Exercise objective
Repeat the listing that follows, character for character, minus the pictures.

Given material
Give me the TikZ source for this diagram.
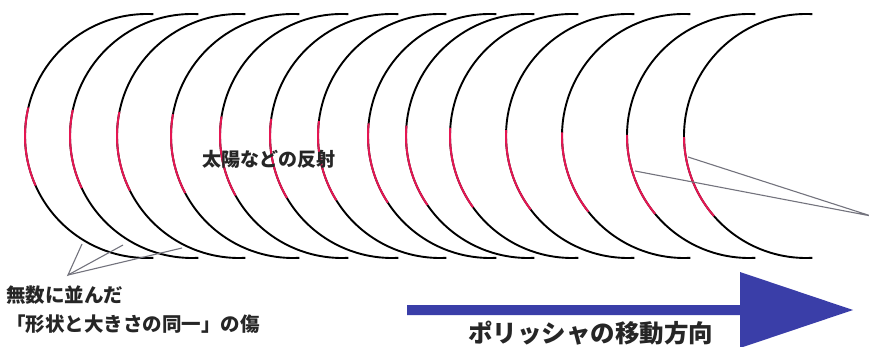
\documentclass[tikz,border=0pt]{standalone}
\usepackage{fontspec}
\newfontfamily\cjk{Noto Sans CJK JP}
\usetikzlibrary{calc}
\definecolor{scratchred}{RGB}{228,22,82}
\definecolor{leadergray}{RGB}{115,115,125}
\definecolor{arrowblue}{RGB}{58,62,168}
\begin{document}
\begin{tikzpicture}[x=1pt,y=-1pt,
  arcline/.style={line width=1.9pt,black},
  redpart/.style={line width=2pt,scratchred},
  leader/.style={line width=1.1pt,leadergray},
  label/.style={font=\cjk\bfseries\fontsize{19}{23}\selectfont,text=black!85,inner sep=0pt}]
\useasboundingbox (0,0) rectangle (869,347);
% arcs
\foreach \lx [count=\i from 0] in {25,70,117,171,220,270,318,368,406,450,506,562,627,684}{
  \pgfmathsetmacro{\cx}{\lx+122}
  \pgfmathsetmacro{\rs}{193.5-14*\i/13}
  \pgfmathsetmacro{\re}{156-17*\i/13}
  \coordinate (c\i) at (\cx,136);
  \draw[arcline] ($(c\i)+(273:122)$) arc[start angle=273,end angle=87,radius=122];
  \draw[redpart] ($(c\i)+(\rs:122)$) arc[start angle=\rs,end angle=\re,radius=122];
}
% labels
\node[label,anchor=west] (sun) at (202,159) {太陽などの反射};
\node[label,anchor=north west,align=left,font=\cjk\bfseries\fontsize{19.5}{29}\selectfont] (scr) at (6,286) {無数に並んだ\\「形状と大きさの同一」の傷};
% left leaders
\coordinate (la) at (68,275);
\coordinate (l1) at (82,244);
\coordinate (l2) at (123,245);
\coordinate (l3) at (182,248);
\draw[leader] (l1) -- (la) -- (l2);
\draw[leader] (la) -- (l3);
% right leaders
\coordinate (ra) at (871,216);
\coordinate (r1) at (688,157);
\coordinate (r2) at (635,171);
\draw[leader] (r1) -- (ra) -- (r2);
% arrow
\coordinate (as) at (407,310);
\coordinate (ae) at (853,310);
\fill[arrowblue] (407,305) -- (740,305) -- (740,272) -- (ae) -- (740,348) -- (740,315) -- (407,315) -- cycle;
\node[label,font=\cjk\bfseries\fontsize{24.5}{28}\selectfont,anchor=west] (dir) at (468,333) {ポリッシャの移動方向};
\end{tikzpicture}
\end{document}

Written answer
Give me the TikZ source for this diagram.
\documentclass[tikz,border=0pt]{standalone}
\usepackage{fontspec}
\newfontfamily\cjk{Noto Sans CJK JP}
\usetikzlibrary{calc}
\definecolor{scratchred}{RGB}{228,22,82}
\definecolor{leadergray}{RGB}{115,115,125}
\definecolor{arrowblue}{RGB}{58,62,168}
\begin{document}
\begin{tikzpicture}[x=1pt,y=-1pt,
  arcline/.style={line width=1.9pt,black},
  redpart/.style={line width=2pt,scratchred},
  leader/.style={line width=1.1pt,leadergray},
  label/.style={font=\cjk\bfseries\fontsize{19}{23}\selectfont,text=black!85,inner sep=0pt}]
\useasboundingbox (0,0) rectangle (869,347);
% arcs
\foreach \lx [count=\i from 0] in {25,70,117,171,220,270,318,368,406,450,506,562,627,684}{
  \pgfmathsetmacro{\cx}{\lx+122}
  \pgfmathsetmacro{\rs}{193.5-14*\i/13}
  \pgfmathsetmacro{\re}{156-17*\i/13}
  \coordinate (c\i) at (\cx,136);
  \draw[arcline] ($(c\i)+(273:122)$) arc[start angle=273,end angle=87,radius=122];
  \draw[redpart] ($(c\i)+(\rs:122)$) arc[start angle=\rs,end angle=\re,radius=122];
}
% labels
\node[label,anchor=west] (sun) at (202,159) {太陽などの反射};
\node[label,anchor=north west,align=left,font=\cjk\bfseries\fontsize{19.5}{29}\selectfont] (scr) at (6,286) {無数に並んだ\\「形状と大きさの同一」の傷};
% left leaders
\coordinate (la) at (68,275);
\coordinate (l1) at (82,244);
\coordinate (l2) at (123,245);
\coordinate (l3) at (182,248);
\draw[leader] (l1) -- (la) -- (l2);
\draw[leader] (la) -- (l3);
% right leaders
\coordinate (ra) at (871,216);
\coordinate (r1) at (688,157);
\coordinate (r2) at (635,171);
\draw[leader] (r1) -- (ra) -- (r2);
% arrow
\coordinate (as) at (407,310);
\coordinate (ae) at (853,310);
\fill[arrowblue] (407,305) -- (740,305) -- (740,272) -- (ae) -- (740,348) -- (740,315) -- (407,315) -- cycle;
\node[label,font=\cjk\bfseries\fontsize{24.5}{28}\selectfont,anchor=west] (dir) at (468,333) {ポリッシャの移動方向};
\end{tikzpicture}
\end{document}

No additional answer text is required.